Éditorial:L’enseignant, le parent pauvre du système éducatif mauritanien

A l’occasion de la Journée Mondiale des Enseignants célébrée aujourd’hui et du lancement effectif du projet d’école républicaine, il convient de se demander quel est le sort réservé à l’enseignant qui est la pierre angulaire du système éducatif.

En Mauritanie où la grille des salaires n’a pas connu une réelle évolution parallèlement aux poussées inflationnistes et à la hausse constante du coût de la vie, les enseignants malgré le fait qu’ils s’occupent des tâches les plus ingrates sont très mal lotis.

C’est ainsi que dans le meilleur des cas le salaire atteint à peine ou dépasse à peine les 10.000 MRU selon que l’on soit instituteur ou professeur du secondaire. C’est dire que tous les enseignants tirent le diable par la queue et sont préoccupés au premier chef par l’instinct de survie plutôt que par la lourde responsabilité qui leur est confiée à savoir dispenser les enseignements adéquats et former les générations futures.

Il s’agit en réalité là de vœux pieux car les conditions sont loin d’être réunies pour l’atteinte de ces nobles objectifs.

Comment dans ce cas de figure parler d’école républicaine dès lors que le maillon principal, l’enseignant est laissé en rade et perçu par la société comme un vulgaire desesperados ?

En effet notre système éducatif a atteint un niveau de décrépitude tel qu’une refonte totale s’impose loin des querelles de chapelle et des calculs politiciens. La dégradation est telle qu’on en arrive à confondre élèves et enseignants, tellement les niveaux ont atteint des seuils critiques, de part et d’autre.

L’enseignant n’est donc plus ce qu’il était. C’est-à-dire ce personnage charismatique détenant le savoir et surtout les techniques pour le transmettre. Avant le coup d’état de 1978, une circulaire de la Présidence plaçait l’instituteur au 2ème rang après le Hakem, sur le plan protocolaire.

C’était donc un personnage de premier plan contrairement à aujourd’hui où il est perçu comme un souffre-douleur par une société foncièrement matérialiste.

S’il est vrai que ces dernières années son traitement salarial a connu une certaine amélioration du fait notamment de la majoration de certaines primes, son net à payer reste très en deçà de ses besoins les plus élémentaires et très loin derrière une kyrielle de fonctionnaires de son rang sensés opérer au niveau central et dont la plupart sont promus par complaisance et sont gracieusement payés pour ne rien faire. Voilà qui attise les frustrations des enseignants de terrain dont les élans et la motivation sont coupés nets par plein de pratiques déloyales et injustes.

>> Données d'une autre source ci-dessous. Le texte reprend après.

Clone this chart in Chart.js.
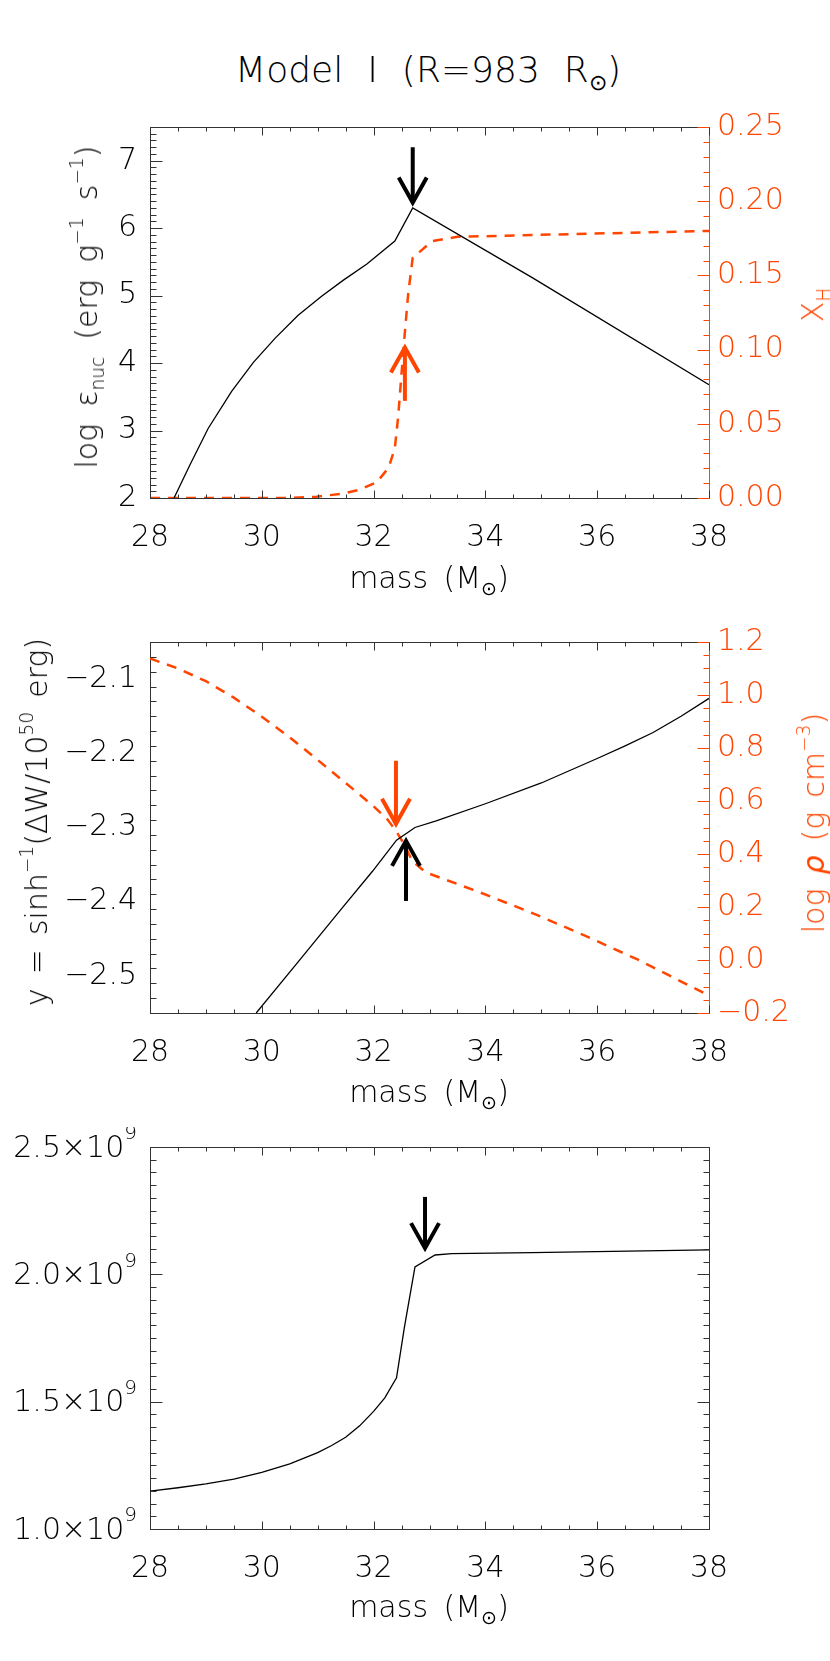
<!DOCTYPE html>
<html>
<head>
<meta charset="utf-8">
<script src="https://cdn.jsdelivr.net/npm/chart.js@4.4.1/dist/chart.umd.min.js"></script>
<style>
  html, body { margin:0; padding:0; background:#fff; }
  body { width:830px; height:1661px; position:relative; overflow:hidden;
         font-family:"DejaVu Sans", sans-serif; font-weight:200; }
  canvas { position:absolute; left:0; }
  .lbl { position:absolute; white-space:nowrap; line-height:1; color:#000;
         transform:translate(-50%,-50%); font-size:30px; }
  .rot { transform:translate(-50%,-50%) rotate(-90deg); }
  .sp { font-size:62%; position:relative; top:-0.75em; }
  .sb { font-size:62%; position:relative; top:0.35em; }
  .orange { color:#FF4500; }
</style>
</head>
<body>
<canvas id="c1" width="830" height="482" style="top:96px"></canvas>
<canvas id="c2" width="830" height="482" style="top:611px"></canvas>
<canvas id="c3" width="830" height="482" style="top:1127px"></canvas>

<div class="lbl" style="left:428px;top:70px;font-size:36px;word-spacing:0.35em">Model I (R=983 R<span class="sb">⊙</span>)</div>

<div class="lbl rot" style="left:87px;top:307px;word-spacing:0.25em">log ε<span class="sb">nuc</span> (erg g<span class="sp">−1</span> s<span class="sp">−1</span>)</div>
<div class="lbl rot orange" style="left:813px;top:305px">X<span class="sb">H</span></div>
<div class="lbl" style="left:429px;top:578px;word-spacing:0.2em">mass (M<span class="sb">⊙</span>)</div>

<div class="lbl rot" style="left:37px;top:822px;word-spacing:0.15em">y = sinh<span class="sp">−1</span>(ΔW/10<span class="sp">50</span> erg)</div>
<div class="lbl rot orange" style="left:814px;top:823px;word-spacing:0.15em">log <span style="font-style:italic;font-weight:400">ρ</span> (g cm<span class="sp">−3</span>)</div>
<div class="lbl" style="left:429px;top:1092px;word-spacing:0.2em">mass (M<span class="sb">⊙</span>)</div>

<div class="lbl" style="left:429px;top:1607px;word-spacing:0.2em">mass (M<span class="sb">⊙</span>)</div>

<script>
// ---------------- data ----------------
const xTicks = [28, 30, 32, 34, 36, 38];
const xTickLabels = ['28', '30', '32', '34', '36', '38'];

// Panel 1: log eps_nuc (left) and X_H (right)
const p1EpsMass = [28.43, 28.72, 29.04, 29.46, 29.85, 30.24, 30.65, 31.07, 31.46, 31.88, 32.38, 32.70, 34.83, 38.00];
const p1Eps     = [2.00, 2.50, 3.03, 3.58, 4.01, 4.37, 4.71, 4.99, 5.23, 5.47, 5.81, 6.30, 5.27, 3.68];
const p1XhMass  = [28.00, 30.50, 30.98, 31.46, 31.76, 32.06, 32.27, 32.38, 32.44, 32.50, 32.56, 32.62, 32.70, 32.83, 33.04, 33.50, 38.00];
const p1Xh      = [0.000, 0.000, 0.0009, 0.003, 0.0057, 0.0107, 0.0205, 0.0336, 0.055, 0.084, 0.112, 0.138, 0.162, 0.166, 0.173, 0.176, 0.180];
const p1LeftTicks   = [2, 3, 4, 5, 6, 7];
const p1LeftLabels  = ['2', '3', '4', '5', '6', '7'];
const p1RightTicks  = [0, 0.05, 0.10, 0.15, 0.20, 0.25];
const p1RightLabels = ['0.00', '0.05', '0.10', '0.15', '0.20', '0.25'];
const p1ArrowMass = [32.70, 32.56];
const p1ArrowFrom = [7.20, 3.44];
const p1ArrowTo   = [6.38, 4.23];

// Panel 2: y = asinh(dW/1e50 erg) (left) and log rho (right)
const p2YMass   = [29.90, 30.65, 31.41, 31.98, 32.41, 32.74, 33.12, 34.00, 35.00, 36.00, 36.50, 37.00, 37.50, 38.00];
const p2Y       = [-2.550, -2.481, -2.411, -2.359, -2.317, -2.300, -2.291, -2.268, -2.240, -2.207, -2.190, -2.172, -2.150, -2.126];
const p2RhoMass = [28.00, 28.50, 29.00, 29.50, 30.00, 30.50, 31.00, 31.50, 32.00, 32.25, 32.41, 32.55, 32.69, 32.93, 33.88, 34.83, 35.78, 36.73, 38.00];
const p2Rho     = [1.138, 1.100, 1.052, 0.990, 0.918, 0.840, 0.755, 0.668, 0.580, 0.530, 0.484, 0.435, 0.374, 0.331, 0.257, 0.178, 0.092, 0.001, -0.134];
const p2LeftTicks   = [-2.5, -2.4, -2.3, -2.2, -2.1];
const p2LeftLabels  = ['−2.5', '−2.4', '−2.3', '−2.2', '−2.1'];
const p2RightTicks  = [-0.2, 0.0, 0.2, 0.4, 0.6, 0.8, 1.0, 1.2];
const p2RightLabels = ['−0.2', '0.0', '0.2', '0.4', '0.6', '0.8', '1.0', '1.2'];
const p2ArrowMass = [32.40, 32.58];
const p2ArrowFrom = [-2.210, -2.399];
const p2ArrowTo   = [-2.295, -2.318];

// Panel 3
const p3Mass = [28.00, 28.50, 29.00, 29.50, 30.00, 30.50, 31.00, 31.25, 31.50, 31.75, 32.00, 32.20, 32.41, 32.55, 32.74, 33.10, 33.40, 34.83, 38.00];
const p3Val  = [1.149e9, 1.162e9, 1.177e9, 1.196e9, 1.222e9, 1.256e9, 1.300e9, 1.328e9, 1.360e9, 1.405e9, 1.462e9, 1.515e9, 1.594e9, 1.791e9, 2.029e9, 2.076e9, 2.081e9, 2.085e9, 2.096e9];
const p3LeftTicks  = [1.0e9, 1.5e9, 2.0e9, 2.5e9];
const p3LeftLabels = ['1.0×10', '1.5×10', '2.0×10', '2.5×10'];
const p3LeftExp    = ['9', '9', '9', '9'];
const p3ArrowMass = [32.92];
const p3ArrowFrom = [2.304e9];
const p3ArrowTo   = [2.103e9];

// ---------------- styling ----------------
const ORANGE = '#FF4500';
const AXIS = '#333';
const FONT = '"DejaVu Sans", sans-serif';
Chart.defaults.font.family = FONT;
Chart.defaults.font.weight = 200;

const pts = (xs, ys) => xs.map((x, i) => ({ x, y: ys[i] }));

const framePlugin = {
  id: 'frame',
  afterDatasetsDraw(chart, args, o) {
    const { ctx, chartArea: a, scales } = chart;
    const r = v => Math.round(v) + 0.5;
    ctx.save();
    ctx.lineWidth = 1;
    const seg = (x1, y1, x2, y2, c) => {
      ctx.strokeStyle = c; ctx.beginPath(); ctx.moveTo(x1, y1); ctx.lineTo(x2, y2); ctx.stroke();
    };
    const L = r(a.left), R = r(a.right), T = r(a.top), B = r(a.bottom);
    seg(L, T, R, T, AXIS);
    seg(R, T, R, B, o.rightColor);
    const xs = scales.x;
    for (let v = xs.min; v <= xs.max + 1e-9; v += o.xMinor) {
      const major = xTicks.some(t => Math.abs(t - v) < 1e-6);
      const len = major ? 8 : 4;
      const px = r(xs.getPixelForValue(v));
      seg(px, B, px, B - len, AXIS);
      seg(px, T, px, T + len, AXIS);
    }
    const yTicks = (sc, majors, minor, side, color) => {
      for (let v = sc.min; v <= sc.max + minor * 1e-3; v += minor) {
        const major = majors.some(t => Math.abs(t - v) < minor * 1e-3);
        const len = major ? 12 : 6;
        const py = r(sc.getPixelForValue(v));
        if (side === 'left') seg(L, py, L + len, py, color);
        else seg(R, py, R - len, py, color);
      }
    };
    yTicks(scales.y, o.yMajors, o.yMinor, 'left', AXIS);
    if (scales.y2) yTicks(scales.y2, o.y2Majors, o.y2Minor, 'right', ORANGE);
    else yTicks(scales.y, o.yMajors, o.yMinor, 'right', AXIS);
    // scientific tick labels with superscript exponent
    if (o.sci) {
      ctx.fillStyle = '#000';
      ctx.textBaseline = 'middle';
      o.sci.values.forEach((v, i) => {
        const py = scales.y.getPixelForValue(v);
        const right = a.left - 13;
        ctx.font = `200 20px ${FONT}`;
        ctx.textAlign = 'right';
        const ew = ctx.measureText(o.sci.exp[i]).width;
        ctx.fillText(o.sci.exp[i], right, py - 13);
        ctx.font = `200 30px ${FONT}`;
        ctx.fillText(o.sci.base[i], right - ew, py + 2);
      });
    }
    // arrows
    ctx.lineWidth = 4;
    ctx.lineJoin = 'miter';
    ctx.lineCap = 'butt';
    o.arrows.mass.forEach((m, i) => {
      const px = xs.getPixelForValue(m);
      const y0 = scales.y.getPixelForValue(o.arrows.from[i]);
      const y1 = scales.y.getPixelForValue(o.arrows.to[i]);
      const dir = y1 > y0 ? 1 : -1;
      ctx.strokeStyle = o.arrows.color[i];
      ctx.beginPath();
      ctx.moveTo(px, y0); ctx.lineTo(px, y1); ctx.stroke();
      ctx.beginPath();
      ctx.moveTo(px - 14, y1 - dir * 25); ctx.lineTo(px, y1); ctx.lineTo(px + 14, y1 - dir * 25);
      ctx.stroke();
    });
    ctx.restore();
  }
};

function axisX() {
  return {
    type: 'linear', position: 'bottom', min: 28, max: 38,
    grid: { display: false, drawTicks: false, tickLength: 0 },
    border: { display: true, color: AXIS, width: 1 },
    ticks: { font: { size: 30, weight: 200, family: FONT }, color: '#000', padding: 22,
             autoSkip: false, maxRotation: 0, callback: (v, i) => xTickLabels[i] },
    afterBuildTicks: s => { s.ticks = xTicks.map(v => ({ value: v })); },
    afterFit: s => { s.height = 80; }
  };
}
function axisY(min, max, ticks, labels, pos, color, width, showLabels = true) {
  return {
    type: 'linear', position: pos, min, max,
    grid: { display: false, drawTicks: false, tickLength: 0 },
    border: { display: true, color: color === '#000' ? AXIS : color, width: 1 },
    ticks: { display: showLabels, font: { size: 30, weight: 200, family: FONT }, color, padding: pos === 'left' ? 13 : 8,
             autoSkip: false, callback: (v, i) => labels[i] },
    afterBuildTicks: s => { s.ticks = ticks.map(v => ({ value: v })); },
    afterFit: s => { s.width = width; }
  };
}
function baseOptions(scales, frame, padRight) {
  return {
    responsive: false, animation: false, events: [],
    layout: { padding: { top: 20, left: 0, right: padRight, bottom: 0 } },
    plugins: { legend: { display: false }, tooltip: { enabled: false }, frame },
    scales
  };
}

new Chart(document.getElementById('c1'), {
  type: 'line',
  data: { datasets: [
    { data: pts(p1EpsMass, p1Eps), yAxisID: 'y', borderColor: '#000', borderWidth: 1.3, pointRadius: 0, tension: 0 },
    { data: pts(p1XhMass, p1Xh), yAxisID: 'y2', borderColor: ORANGE, borderWidth: 2.5, borderDash: [10, 8], pointRadius: 0, tension: 0 }
  ]},
  options: baseOptions({
    x: axisX(),
    y: axisY(2, 7.5, p1LeftTicks, p1LeftLabels, 'left', '#000', 150),
    y2: axisY(0, 0.25, p1RightTicks, p1RightLabels, 'right', ORANGE, 121)
  }, { xMinor: 0.5, yMajors: p1LeftTicks, yMinor: 0.1, y2Majors: p1RightTicks, y2Minor: 0.01, rightColor: ORANGE,
       arrows: { mass: p1ArrowMass, from: p1ArrowFrom, to: p1ArrowTo, color: ['#000', ORANGE] } }, 0),
  plugins: [framePlugin]
});

new Chart(document.getElementById('c2'), {
  type: 'line',
  data: { datasets: [
    { data: pts(p2YMass, p2Y), yAxisID: 'y', borderColor: '#000', borderWidth: 1.3, pointRadius: 0, tension: 0 },
    { data: pts(p2RhoMass, p2Rho), yAxisID: 'y2', borderColor: ORANGE, borderWidth: 2.5, borderDash: [10, 8], pointRadius: 0, tension: 0 }
  ]},
  options: baseOptions({
    x: axisX(),
    y: axisY(-2.55, -2.05, p2LeftTicks, p2LeftLabels, 'left', '#000', 150),
    y2: axisY(-0.2, 1.2, p2RightTicks, p2RightLabels, 'right', ORANGE, 121)
  }, { xMinor: 0.5, yMajors: p2LeftTicks, yMinor: 0.02, y2Majors: p2RightTicks, y2Minor: 0.05, rightColor: ORANGE,
       arrows: { mass: p2ArrowMass, from: p2ArrowFrom, to: p2ArrowTo, color: [ORANGE, '#000'] } }, 0),
  plugins: [framePlugin]
});

new Chart(document.getElementById('c3'), {
  type: 'line',
  data: { datasets: [
    { data: pts(p3Mass, p3Val), yAxisID: 'y', borderColor: '#000', borderWidth: 1.3, pointRadius: 0, tension: 0 }
  ]},
  options: baseOptions({
    x: axisX(),
    y: axisY(1.0e9, 2.5e9, p3LeftTicks, p3LeftLabels, 'left', '#000', 150, false)
  }, { xMinor: 0.5, yMajors: p3LeftTicks, yMinor: 0.05e9, rightColor: AXIS,
       sci: { values: p3LeftTicks, base: p3LeftLabels, exp: p3LeftExp },
       arrows: { mass: p3ArrowMass, from: p3ArrowFrom, to: p3ArrowTo, color: ['#000'] } }, 121),
  plugins: [framePlugin]
});
</script>
</body>
</html>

Aujourd’hui, en Mauritanie, la trajectoire professionnelle d’un enseignant n’obéit à aucun plan de carrière. Les avancements et les promotions obéissent le plus souvent à des critères purement subjectifs. C’est ainsi qu’un sortant de l’Ecole Normale peut se voir promu dès sa première année de fonction au moment où la plupart des enseignants atteignent l’âge de la retraite sans jamais pouvoir bénéficier de la moindre promotion.

Le danger de ce système clientéliste est d’avoir coopté des nullités à tous les niveaux de la pyramide. C’est dire que le ver est dans le fruit et il convient d’agir concrètement pour redresser la barre.

Ce n’est donc pas un hasard si aujourd’hui on frise la démission collective. La plupart des enseignants n’ont plus le cœur à l’ouvrage et sont accaparés par les aléas de la vie quotidienne. Ils sont tous inscrits au système D. On les retrouve partout, dans les écoles privées, dans la presse, dans les marchés comme vendeurs ambulants, vendeurs de cartes de crédits, au marché du bétail comme courtiers, chauffeurs de taxis et même dans le bâtiment comme maçons…

Pour mettre fin à cette situation fort compromettante pour la réussite de l’école républicaine, le gouvernement doit s’atteler sérieusement et urgemment à la mise sur pied d’un plan Marshall au profit de l’enseignant qui doit bénéficier d’un traitement à la hauteur de sa mission et de conditions de vie décentes. En plus de cela la gouvernance du système éducatif doit être mise aux normes. Le système de gestion doit être revu de A à Z.

Ce plan pourrait être pris en compte dans le prochain projet de budget. Il pourrait supplanter le projet de revalorisation de la fonction enseignante qui s’est avéré n’être qu’une coquille vide.